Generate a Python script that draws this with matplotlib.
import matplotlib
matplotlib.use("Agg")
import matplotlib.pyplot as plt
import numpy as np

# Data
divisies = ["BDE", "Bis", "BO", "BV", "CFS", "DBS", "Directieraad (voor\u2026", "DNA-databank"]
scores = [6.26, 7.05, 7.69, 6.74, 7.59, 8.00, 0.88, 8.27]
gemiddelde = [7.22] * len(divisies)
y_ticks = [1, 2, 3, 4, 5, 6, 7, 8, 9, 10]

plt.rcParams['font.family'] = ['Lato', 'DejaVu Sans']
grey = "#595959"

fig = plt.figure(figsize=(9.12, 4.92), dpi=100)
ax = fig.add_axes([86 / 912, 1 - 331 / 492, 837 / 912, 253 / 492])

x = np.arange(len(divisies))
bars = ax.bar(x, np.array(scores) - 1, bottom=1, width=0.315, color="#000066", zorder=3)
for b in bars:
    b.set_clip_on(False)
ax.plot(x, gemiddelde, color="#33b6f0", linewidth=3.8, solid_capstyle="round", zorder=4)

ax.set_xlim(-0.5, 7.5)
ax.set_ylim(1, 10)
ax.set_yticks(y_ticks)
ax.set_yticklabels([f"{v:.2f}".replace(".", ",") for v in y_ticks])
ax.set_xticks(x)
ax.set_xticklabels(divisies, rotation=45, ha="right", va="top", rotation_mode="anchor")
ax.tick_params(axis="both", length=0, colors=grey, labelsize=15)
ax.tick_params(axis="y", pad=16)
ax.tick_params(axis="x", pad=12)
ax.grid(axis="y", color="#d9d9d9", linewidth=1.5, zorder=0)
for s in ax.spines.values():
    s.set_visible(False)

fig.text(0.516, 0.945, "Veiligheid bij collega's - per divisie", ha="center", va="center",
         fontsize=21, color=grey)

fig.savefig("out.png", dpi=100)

──────────────────────────────

Output all of the material, please, exactly as it stands.

Generate a Python script that draws this with matplotlib.
import matplotlib
matplotlib.use("Agg")
import matplotlib.pyplot as plt
import numpy as np

# Data
divisies = ["BDE", "Bis", "BO", "BV", "CFS", "DBS", "Directieraad (voor\u2026", "DNA-databank"]
scores = [6.26, 7.05, 7.69, 6.74, 7.59, 8.00, 0.88, 8.27]
gemiddelde = [7.22] * len(divisies)
y_ticks = [1, 2, 3, 4, 5, 6, 7, 8, 9, 10]

plt.rcParams['font.family'] = ['Lato', 'DejaVu Sans']
grey = "#595959"

fig = plt.figure(figsize=(9.12, 4.92), dpi=100)
ax = fig.add_axes([86 / 912, 1 - 331 / 492, 837 / 912, 253 / 492])

x = np.arange(len(divisies))
bars = ax.bar(x, np.array(scores) - 1, bottom=1, width=0.315, color="#000066", zorder=3)
for b in bars:
    b.set_clip_on(False)
ax.plot(x, gemiddelde, color="#33b6f0", linewidth=3.8, solid_capstyle="round", zorder=4)

ax.set_xlim(-0.5, 7.5)
ax.set_ylim(1, 10)
ax.set_yticks(y_ticks)
ax.set_yticklabels([f"{v:.2f}".replace(".", ",") for v in y_ticks])
ax.set_xticks(x)
ax.set_xticklabels(divisies, rotation=45, ha="right", va="top", rotation_mode="anchor")
ax.tick_params(axis="both", length=0, colors=grey, labelsize=15)
ax.tick_params(axis="y", pad=16)
ax.tick_params(axis="x", pad=12)
ax.grid(axis="y", color="#d9d9d9", linewidth=1.5, zorder=0)
for s in ax.spines.values():
    s.set_visible(False)

fig.text(0.516, 0.945, "Veiligheid bij collega's - per divisie", ha="center", va="center",
         fontsize=21, color=grey)

fig.savefig("out.png", dpi=100)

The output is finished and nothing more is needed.